**** EXERCISE INPUT

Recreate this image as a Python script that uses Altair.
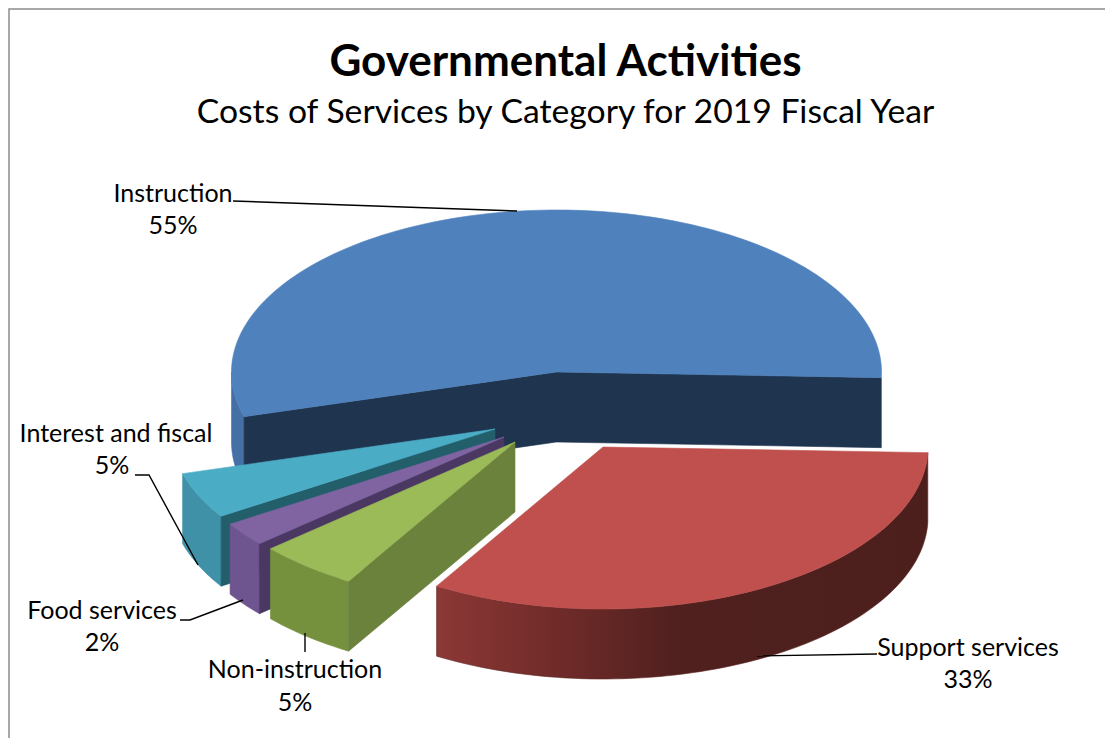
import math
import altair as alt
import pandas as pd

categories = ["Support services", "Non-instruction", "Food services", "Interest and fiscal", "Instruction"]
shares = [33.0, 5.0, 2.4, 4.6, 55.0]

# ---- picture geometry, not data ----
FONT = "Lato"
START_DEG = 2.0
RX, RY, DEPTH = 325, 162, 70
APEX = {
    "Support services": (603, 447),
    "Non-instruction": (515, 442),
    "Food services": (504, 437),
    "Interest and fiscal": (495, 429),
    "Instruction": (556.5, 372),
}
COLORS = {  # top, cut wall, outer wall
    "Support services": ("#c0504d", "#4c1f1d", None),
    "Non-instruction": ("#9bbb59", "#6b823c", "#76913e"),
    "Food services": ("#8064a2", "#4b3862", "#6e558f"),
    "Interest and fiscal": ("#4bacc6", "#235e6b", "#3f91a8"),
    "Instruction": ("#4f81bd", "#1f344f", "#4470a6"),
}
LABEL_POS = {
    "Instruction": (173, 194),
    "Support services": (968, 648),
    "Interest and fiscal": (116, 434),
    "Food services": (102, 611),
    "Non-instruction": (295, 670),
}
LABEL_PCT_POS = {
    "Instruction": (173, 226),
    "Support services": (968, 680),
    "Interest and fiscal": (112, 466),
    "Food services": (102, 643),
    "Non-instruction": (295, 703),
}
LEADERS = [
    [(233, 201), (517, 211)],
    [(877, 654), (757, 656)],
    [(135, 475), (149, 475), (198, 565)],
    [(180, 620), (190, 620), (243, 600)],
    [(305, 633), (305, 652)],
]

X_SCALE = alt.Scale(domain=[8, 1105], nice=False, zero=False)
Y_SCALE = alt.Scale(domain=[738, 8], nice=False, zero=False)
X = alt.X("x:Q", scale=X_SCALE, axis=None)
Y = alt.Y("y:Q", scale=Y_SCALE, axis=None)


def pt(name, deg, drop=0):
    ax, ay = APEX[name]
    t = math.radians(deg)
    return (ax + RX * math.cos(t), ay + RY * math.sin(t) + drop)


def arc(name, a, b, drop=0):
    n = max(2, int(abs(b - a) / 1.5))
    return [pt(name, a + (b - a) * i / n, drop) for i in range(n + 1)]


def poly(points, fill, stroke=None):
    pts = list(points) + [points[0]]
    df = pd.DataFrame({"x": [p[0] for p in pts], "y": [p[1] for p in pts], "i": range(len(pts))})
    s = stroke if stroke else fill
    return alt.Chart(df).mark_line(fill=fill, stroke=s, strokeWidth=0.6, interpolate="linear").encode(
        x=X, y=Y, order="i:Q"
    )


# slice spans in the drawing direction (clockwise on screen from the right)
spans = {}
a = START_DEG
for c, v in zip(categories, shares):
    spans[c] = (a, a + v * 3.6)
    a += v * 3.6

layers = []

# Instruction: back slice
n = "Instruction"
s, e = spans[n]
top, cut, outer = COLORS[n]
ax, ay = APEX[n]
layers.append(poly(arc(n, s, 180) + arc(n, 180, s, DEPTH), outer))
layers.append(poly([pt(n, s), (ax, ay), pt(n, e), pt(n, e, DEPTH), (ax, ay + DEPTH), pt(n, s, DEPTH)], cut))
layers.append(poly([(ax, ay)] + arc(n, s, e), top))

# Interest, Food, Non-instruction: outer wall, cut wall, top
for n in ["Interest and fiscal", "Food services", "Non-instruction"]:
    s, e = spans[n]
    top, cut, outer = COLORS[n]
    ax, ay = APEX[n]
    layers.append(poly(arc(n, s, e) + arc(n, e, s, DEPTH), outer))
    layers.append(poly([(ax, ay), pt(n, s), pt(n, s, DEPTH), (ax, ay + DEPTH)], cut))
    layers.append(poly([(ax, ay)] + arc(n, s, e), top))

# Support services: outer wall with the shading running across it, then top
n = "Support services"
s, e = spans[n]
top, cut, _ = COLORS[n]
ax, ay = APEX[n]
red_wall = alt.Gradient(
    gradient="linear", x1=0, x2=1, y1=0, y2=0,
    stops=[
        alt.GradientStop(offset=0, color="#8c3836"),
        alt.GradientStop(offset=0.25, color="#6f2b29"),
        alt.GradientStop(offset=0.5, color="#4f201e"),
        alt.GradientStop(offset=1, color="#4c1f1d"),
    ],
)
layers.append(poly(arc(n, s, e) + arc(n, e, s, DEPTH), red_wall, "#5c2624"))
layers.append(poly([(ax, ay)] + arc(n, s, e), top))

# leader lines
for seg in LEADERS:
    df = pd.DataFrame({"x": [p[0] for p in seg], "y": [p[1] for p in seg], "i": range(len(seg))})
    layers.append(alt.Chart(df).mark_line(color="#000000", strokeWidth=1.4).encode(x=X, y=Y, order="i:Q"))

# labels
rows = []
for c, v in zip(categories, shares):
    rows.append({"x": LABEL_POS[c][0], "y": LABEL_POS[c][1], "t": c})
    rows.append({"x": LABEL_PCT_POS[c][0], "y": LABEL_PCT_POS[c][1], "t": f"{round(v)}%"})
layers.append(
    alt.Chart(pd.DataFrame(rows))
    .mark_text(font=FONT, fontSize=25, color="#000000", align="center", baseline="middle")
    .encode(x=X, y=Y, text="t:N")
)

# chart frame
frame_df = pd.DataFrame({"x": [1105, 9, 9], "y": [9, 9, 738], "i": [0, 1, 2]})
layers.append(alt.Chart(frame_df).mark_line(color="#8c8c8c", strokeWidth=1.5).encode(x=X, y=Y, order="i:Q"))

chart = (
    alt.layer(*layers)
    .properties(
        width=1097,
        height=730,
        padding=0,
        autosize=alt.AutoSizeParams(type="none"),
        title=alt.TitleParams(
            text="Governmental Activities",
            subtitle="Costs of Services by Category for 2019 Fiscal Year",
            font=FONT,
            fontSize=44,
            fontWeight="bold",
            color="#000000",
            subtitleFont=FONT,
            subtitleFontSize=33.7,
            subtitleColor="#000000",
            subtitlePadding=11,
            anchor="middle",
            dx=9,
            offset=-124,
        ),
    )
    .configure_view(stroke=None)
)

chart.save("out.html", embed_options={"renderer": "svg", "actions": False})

********
**** EXERCISE INPUT

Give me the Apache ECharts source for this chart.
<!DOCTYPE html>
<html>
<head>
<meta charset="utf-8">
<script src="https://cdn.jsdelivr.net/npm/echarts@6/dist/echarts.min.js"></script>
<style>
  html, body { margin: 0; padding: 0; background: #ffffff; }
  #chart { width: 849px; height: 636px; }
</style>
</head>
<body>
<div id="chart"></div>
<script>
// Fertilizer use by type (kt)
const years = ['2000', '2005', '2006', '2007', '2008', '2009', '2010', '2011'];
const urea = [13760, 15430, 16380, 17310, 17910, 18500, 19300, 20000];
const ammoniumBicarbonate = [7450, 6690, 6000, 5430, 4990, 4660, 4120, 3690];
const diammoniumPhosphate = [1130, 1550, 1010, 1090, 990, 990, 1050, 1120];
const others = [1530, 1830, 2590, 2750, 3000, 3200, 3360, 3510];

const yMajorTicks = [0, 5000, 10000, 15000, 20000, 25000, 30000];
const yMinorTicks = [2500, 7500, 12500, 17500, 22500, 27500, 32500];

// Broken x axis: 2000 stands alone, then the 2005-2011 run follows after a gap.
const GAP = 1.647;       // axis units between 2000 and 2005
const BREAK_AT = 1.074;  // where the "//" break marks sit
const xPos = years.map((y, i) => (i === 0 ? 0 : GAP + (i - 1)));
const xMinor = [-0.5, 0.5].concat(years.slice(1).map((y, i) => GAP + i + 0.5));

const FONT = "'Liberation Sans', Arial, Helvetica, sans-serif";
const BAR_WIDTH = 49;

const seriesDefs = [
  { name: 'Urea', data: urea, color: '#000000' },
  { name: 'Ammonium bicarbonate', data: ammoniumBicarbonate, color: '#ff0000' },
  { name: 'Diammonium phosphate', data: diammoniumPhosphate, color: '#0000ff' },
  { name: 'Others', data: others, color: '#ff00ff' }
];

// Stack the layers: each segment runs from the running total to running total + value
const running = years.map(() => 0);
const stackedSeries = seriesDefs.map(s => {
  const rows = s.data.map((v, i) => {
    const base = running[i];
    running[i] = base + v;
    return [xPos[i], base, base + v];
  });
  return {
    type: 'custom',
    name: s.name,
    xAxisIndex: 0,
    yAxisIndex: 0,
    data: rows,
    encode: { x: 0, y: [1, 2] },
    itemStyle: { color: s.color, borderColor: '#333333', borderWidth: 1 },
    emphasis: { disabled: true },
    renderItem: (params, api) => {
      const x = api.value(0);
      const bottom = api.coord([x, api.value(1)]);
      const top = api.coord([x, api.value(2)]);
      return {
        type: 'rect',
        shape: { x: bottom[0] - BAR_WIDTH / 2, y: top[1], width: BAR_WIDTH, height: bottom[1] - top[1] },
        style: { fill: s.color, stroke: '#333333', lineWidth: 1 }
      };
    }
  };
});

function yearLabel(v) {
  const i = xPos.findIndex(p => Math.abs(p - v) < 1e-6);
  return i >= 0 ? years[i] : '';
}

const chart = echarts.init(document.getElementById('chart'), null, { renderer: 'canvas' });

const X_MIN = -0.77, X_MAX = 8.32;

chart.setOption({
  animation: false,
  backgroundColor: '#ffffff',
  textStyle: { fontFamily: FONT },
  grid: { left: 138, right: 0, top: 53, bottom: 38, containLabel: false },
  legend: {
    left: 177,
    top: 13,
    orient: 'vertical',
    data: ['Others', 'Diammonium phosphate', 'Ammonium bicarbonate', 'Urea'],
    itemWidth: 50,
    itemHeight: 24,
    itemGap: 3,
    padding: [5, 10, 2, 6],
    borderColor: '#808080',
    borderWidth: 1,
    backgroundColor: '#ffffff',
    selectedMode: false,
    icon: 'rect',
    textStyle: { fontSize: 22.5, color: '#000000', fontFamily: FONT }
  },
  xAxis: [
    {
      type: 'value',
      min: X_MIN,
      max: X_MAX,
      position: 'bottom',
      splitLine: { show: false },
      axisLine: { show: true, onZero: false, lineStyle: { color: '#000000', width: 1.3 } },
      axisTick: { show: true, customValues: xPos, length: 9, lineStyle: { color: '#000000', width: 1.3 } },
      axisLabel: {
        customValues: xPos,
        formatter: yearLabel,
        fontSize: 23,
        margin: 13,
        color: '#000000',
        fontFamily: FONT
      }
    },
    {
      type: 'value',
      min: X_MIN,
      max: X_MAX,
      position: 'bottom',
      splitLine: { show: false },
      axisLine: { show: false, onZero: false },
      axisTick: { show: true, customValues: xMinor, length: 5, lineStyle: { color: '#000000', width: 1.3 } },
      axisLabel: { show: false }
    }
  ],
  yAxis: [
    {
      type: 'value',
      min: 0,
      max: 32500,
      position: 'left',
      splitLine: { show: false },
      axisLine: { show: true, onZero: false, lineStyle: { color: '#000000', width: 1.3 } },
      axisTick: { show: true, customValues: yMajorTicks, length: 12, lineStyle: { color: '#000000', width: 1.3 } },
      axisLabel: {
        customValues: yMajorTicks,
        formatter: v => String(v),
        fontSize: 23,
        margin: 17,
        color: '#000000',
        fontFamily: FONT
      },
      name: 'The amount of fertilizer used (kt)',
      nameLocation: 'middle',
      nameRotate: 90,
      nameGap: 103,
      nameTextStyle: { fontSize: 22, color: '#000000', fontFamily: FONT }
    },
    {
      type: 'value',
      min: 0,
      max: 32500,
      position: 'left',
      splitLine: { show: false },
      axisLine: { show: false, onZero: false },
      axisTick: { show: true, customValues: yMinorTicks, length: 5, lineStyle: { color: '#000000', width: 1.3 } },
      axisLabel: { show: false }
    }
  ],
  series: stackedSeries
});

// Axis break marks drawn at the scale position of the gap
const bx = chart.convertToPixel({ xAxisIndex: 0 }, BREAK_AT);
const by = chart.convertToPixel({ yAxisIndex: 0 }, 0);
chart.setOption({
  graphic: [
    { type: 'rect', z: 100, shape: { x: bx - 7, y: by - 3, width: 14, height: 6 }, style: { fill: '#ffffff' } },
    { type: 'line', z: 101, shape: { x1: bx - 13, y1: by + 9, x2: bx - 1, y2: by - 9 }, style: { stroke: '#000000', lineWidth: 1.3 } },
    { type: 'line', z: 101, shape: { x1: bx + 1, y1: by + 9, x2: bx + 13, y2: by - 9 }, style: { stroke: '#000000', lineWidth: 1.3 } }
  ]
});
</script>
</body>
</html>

********
**** EXERCISE INPUT

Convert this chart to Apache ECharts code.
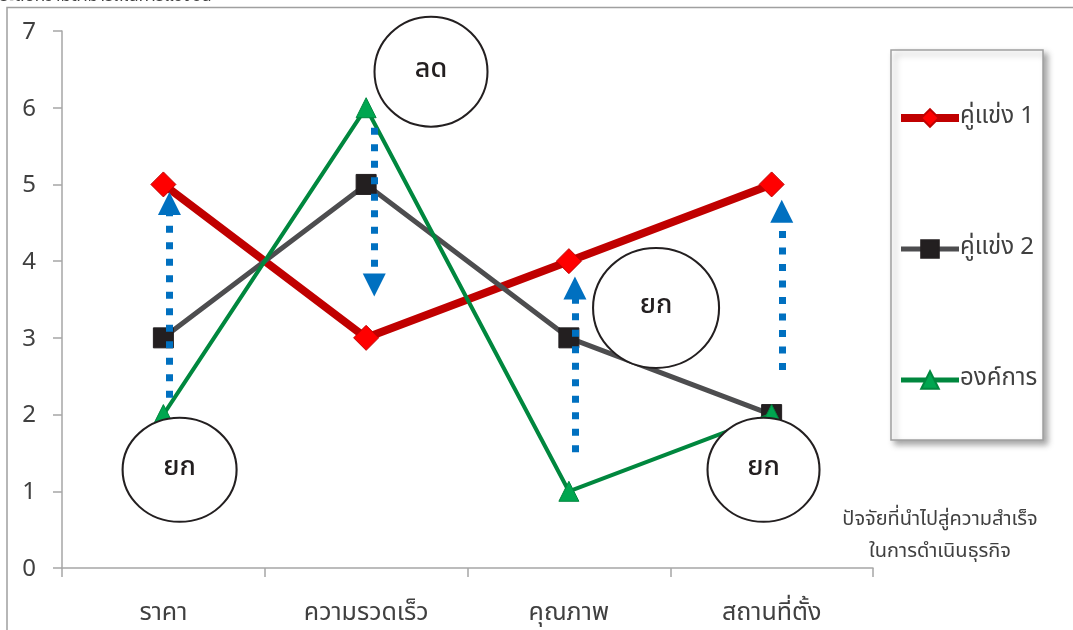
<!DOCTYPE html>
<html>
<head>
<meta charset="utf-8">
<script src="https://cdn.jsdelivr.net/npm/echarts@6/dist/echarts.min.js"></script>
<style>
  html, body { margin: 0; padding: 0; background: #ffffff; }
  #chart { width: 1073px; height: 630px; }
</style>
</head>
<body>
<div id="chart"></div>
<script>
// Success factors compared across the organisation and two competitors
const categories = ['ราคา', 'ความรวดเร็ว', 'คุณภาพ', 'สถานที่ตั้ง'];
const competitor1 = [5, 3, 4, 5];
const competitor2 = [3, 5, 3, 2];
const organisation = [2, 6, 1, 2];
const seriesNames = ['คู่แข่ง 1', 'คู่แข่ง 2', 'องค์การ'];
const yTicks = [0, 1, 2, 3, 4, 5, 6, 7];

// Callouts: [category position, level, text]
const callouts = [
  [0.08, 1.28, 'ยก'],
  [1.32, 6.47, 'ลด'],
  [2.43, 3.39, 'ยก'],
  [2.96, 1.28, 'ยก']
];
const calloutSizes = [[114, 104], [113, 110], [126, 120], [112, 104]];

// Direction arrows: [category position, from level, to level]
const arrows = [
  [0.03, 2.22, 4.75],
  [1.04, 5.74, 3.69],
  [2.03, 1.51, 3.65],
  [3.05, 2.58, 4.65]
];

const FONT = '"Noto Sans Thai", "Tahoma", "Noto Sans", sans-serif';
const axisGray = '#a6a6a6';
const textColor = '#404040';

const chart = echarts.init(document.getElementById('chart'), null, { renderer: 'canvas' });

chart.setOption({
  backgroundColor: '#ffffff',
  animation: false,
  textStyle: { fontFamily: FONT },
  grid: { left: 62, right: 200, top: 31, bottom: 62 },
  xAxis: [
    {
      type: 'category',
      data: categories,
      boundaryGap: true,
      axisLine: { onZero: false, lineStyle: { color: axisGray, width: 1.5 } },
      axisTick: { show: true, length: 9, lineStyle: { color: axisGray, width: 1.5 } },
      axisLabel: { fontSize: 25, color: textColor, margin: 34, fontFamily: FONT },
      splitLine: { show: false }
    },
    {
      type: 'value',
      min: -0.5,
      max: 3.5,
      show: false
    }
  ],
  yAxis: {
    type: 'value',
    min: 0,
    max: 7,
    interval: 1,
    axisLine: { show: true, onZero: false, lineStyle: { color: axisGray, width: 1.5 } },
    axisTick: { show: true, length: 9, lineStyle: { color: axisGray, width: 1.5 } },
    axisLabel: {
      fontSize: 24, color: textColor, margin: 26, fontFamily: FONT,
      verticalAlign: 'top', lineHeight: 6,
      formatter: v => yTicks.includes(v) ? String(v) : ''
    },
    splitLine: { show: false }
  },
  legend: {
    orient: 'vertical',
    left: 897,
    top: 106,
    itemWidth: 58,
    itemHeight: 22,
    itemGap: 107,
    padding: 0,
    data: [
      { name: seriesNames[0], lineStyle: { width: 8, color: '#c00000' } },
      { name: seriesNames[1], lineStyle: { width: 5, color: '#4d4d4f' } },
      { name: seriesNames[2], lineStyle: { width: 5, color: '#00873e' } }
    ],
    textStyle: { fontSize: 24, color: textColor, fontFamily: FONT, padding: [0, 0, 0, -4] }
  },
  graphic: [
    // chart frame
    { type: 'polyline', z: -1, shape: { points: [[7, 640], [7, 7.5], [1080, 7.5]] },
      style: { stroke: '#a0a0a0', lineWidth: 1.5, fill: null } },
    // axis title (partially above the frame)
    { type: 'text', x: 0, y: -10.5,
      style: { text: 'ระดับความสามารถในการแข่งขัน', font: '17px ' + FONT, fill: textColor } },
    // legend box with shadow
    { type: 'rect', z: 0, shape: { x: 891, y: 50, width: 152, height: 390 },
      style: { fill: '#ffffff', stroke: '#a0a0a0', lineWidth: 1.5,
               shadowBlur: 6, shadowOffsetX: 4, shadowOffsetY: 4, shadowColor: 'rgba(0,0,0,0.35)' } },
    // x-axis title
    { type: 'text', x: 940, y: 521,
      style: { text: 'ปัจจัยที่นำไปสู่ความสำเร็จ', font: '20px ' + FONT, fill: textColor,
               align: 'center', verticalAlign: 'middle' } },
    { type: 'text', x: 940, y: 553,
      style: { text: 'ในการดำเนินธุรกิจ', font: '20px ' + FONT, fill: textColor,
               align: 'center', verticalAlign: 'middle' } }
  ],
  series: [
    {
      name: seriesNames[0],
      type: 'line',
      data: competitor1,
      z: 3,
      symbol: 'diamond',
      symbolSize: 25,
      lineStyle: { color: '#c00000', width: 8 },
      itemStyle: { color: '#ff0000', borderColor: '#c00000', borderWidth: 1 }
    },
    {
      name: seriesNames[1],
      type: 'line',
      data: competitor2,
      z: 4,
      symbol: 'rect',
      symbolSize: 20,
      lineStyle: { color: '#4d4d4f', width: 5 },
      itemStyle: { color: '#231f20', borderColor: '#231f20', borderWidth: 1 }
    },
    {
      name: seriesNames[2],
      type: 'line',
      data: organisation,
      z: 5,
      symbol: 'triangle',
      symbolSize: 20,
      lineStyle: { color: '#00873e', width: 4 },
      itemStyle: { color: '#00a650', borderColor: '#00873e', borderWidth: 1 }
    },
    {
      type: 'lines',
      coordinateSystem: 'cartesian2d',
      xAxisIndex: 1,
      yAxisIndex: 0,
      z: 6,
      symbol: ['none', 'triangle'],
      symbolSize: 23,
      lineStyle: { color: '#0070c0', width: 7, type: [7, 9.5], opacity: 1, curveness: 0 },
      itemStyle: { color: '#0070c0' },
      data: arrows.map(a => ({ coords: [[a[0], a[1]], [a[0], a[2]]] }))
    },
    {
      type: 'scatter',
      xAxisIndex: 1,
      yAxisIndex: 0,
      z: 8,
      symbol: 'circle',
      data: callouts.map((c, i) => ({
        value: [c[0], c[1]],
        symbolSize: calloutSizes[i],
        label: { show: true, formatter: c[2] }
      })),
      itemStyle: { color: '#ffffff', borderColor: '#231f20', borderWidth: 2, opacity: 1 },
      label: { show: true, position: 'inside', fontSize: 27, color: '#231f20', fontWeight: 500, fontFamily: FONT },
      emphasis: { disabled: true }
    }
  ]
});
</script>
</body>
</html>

********

Say the number of lines in the listing that hold "Apache", with no added words.

2